Assuming that you can reduce rationality and identify it with the single competence or syllogistic reasoning is fundamentally wrong. It’s not paying attention to the science.

However, in Awakening from the meaning crisis, Vervaeke demonstrates there’s a non-inferential aspect to rationality, meaning that it doesn’t solely rely on conclusions drawn from premises. Other aspects play a role too, such as insight and problem framing.

When we try to solve a problem in a rational way, we can’t be algorithmic or use standards that are certain and complete. However, that doesn’t mean we approach the process at random either. This is where relevance realization, mentioned above, comes into play. Relevance realization helps us zoom in on the, well – relevant, information we should consider in the first place, before applying logic.

Ultimately, rationality isn’t simply about being logical, but about knowing when, where and to what degree to use logic – and to know that you need wisdom.

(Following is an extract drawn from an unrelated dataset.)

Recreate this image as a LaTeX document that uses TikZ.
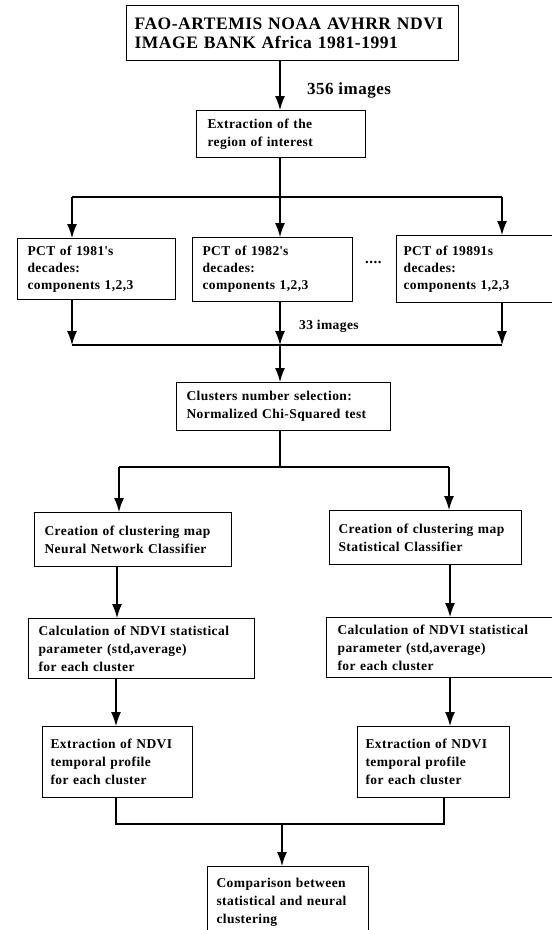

Enlightenment beyond Equanimity

I’ve read my fair share of books on this elusive “state”, from spiritual teachers across diverse traditions. Although I could understand what they were hinting at, I was always left with a bitter taste in my mouth. Something didn’t sit right with me. It took me a while to realize it had to do with an idea many enlightened individuals espouse: that all is perfect as it is and nothing needs to change.

If enlightenment was the equivalent of getting a lobotomy, I didn’t see its point.

Vervaeke conceptualizes enlightenment not as a mystical state achieved by a few, but as a process of transformation that can be undertaken by anyone, and understood through cognitive science.

Crucially, the path to enlightenment isn’t divorced from participating in the world, but depends on it. Vervaeke claims, and I strongly agree, there’s no point in “waking up” only to renounce the world for a monastery on top of a mountain. It should have implications for how we live our lives: what we prioritize and how we show up in our work and relationships.

For him, enlightenment can be brought about by a set of practices that directly address the perennial problems people have faced since the dawn of time: addiction, suffering, self-destruction, etc.

I’m forever indebted to Dr. Vervaeke for helping me break free from those apparent two worlds I thought I lived in. He taught me to flow between the complexities of life with grace, patience and humility.


  • 1
    I find it silly now to distinguish between the two in such a definitive fashion, but it helps the image I’m trying to paint.
  • 2
    I’m generalizing to make a point. Obviously, these are not the only types of people one can encounter.